**Stated problem:** Reproduce the listing word for word. Skip any image.

※

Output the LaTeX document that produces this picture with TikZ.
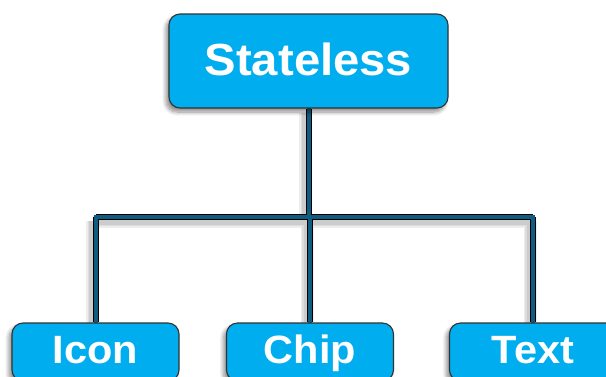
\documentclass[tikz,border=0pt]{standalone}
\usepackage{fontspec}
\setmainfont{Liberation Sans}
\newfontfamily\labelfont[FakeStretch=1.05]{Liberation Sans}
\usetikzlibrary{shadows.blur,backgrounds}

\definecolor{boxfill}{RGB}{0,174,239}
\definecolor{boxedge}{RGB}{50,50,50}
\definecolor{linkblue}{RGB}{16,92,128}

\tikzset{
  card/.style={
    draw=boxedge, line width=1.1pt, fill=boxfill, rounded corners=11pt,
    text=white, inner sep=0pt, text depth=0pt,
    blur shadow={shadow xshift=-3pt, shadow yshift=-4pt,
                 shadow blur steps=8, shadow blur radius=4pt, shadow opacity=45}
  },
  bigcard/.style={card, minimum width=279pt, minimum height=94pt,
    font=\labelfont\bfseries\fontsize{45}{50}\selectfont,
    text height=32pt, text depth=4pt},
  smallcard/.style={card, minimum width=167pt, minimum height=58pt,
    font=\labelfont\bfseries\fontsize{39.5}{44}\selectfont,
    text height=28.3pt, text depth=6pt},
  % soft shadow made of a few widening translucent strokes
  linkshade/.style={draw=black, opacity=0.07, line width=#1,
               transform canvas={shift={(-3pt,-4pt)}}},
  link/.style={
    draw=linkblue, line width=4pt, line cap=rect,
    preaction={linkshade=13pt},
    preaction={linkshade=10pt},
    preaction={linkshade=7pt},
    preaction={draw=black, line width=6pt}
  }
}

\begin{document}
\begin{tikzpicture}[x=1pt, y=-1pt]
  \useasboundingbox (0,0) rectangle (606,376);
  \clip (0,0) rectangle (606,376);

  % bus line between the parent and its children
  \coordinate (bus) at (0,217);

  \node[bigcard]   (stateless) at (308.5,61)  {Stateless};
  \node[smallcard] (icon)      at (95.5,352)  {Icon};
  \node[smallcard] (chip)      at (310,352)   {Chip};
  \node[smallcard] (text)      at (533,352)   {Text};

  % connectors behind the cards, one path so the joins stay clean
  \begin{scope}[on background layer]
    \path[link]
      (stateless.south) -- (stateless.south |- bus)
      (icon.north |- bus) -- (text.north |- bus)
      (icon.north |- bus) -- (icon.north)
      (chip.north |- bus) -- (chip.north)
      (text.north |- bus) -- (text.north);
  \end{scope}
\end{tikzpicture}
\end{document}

※

**Written solution:**
Output the LaTeX document that produces this picture with TikZ.
\documentclass[tikz,border=0pt]{standalone}
\usepackage{fontspec}
\setmainfont{Liberation Sans}
\newfontfamily\labelfont[FakeStretch=1.05]{Liberation Sans}
\usetikzlibrary{shadows.blur,backgrounds}

\definecolor{boxfill}{RGB}{0,174,239}
\definecolor{boxedge}{RGB}{50,50,50}
\definecolor{linkblue}{RGB}{16,92,128}

\tikzset{
  card/.style={
    draw=boxedge, line width=1.1pt, fill=boxfill, rounded corners=11pt,
    text=white, inner sep=0pt, text depth=0pt,
    blur shadow={shadow xshift=-3pt, shadow yshift=-4pt,
                 shadow blur steps=8, shadow blur radius=4pt, shadow opacity=45}
  },
  bigcard/.style={card, minimum width=279pt, minimum height=94pt,
    font=\labelfont\bfseries\fontsize{45}{50}\selectfont,
    text height=32pt, text depth=4pt},
  smallcard/.style={card, minimum width=167pt, minimum height=58pt,
    font=\labelfont\bfseries\fontsize{39.5}{44}\selectfont,
    text height=28.3pt, text depth=6pt},
  % soft shadow made of a few widening translucent strokes
  linkshade/.style={draw=black, opacity=0.07, line width=#1,
               transform canvas={shift={(-3pt,-4pt)}}},
  link/.style={
    draw=linkblue, line width=4pt, line cap=rect,
    preaction={linkshade=13pt},
    preaction={linkshade=10pt},
    preaction={linkshade=7pt},
    preaction={draw=black, line width=6pt}
  }
}

\begin{document}
\begin{tikzpicture}[x=1pt, y=-1pt]
  \useasboundingbox (0,0) rectangle (606,376);
  \clip (0,0) rectangle (606,376);

  % bus line between the parent and its children
  \coordinate (bus) at (0,217);

  \node[bigcard]   (stateless) at (308.5,61)  {Stateless};
  \node[smallcard] (icon)      at (95.5,352)  {Icon};
  \node[smallcard] (chip)      at (310,352)   {Chip};
  \node[smallcard] (text)      at (533,352)   {Text};

  % connectors behind the cards, one path so the joins stay clean
  \begin{scope}[on background layer]
    \path[link]
      (stateless.south) -- (stateless.south |- bus)
      (icon.north |- bus) -- (text.north |- bus)
      (icon.north |- bus) -- (icon.north)
      (chip.north |- bus) -- (chip.north)
      (text.north |- bus) -- (text.north);
  \end{scope}
\end{tikzpicture}
\end{document}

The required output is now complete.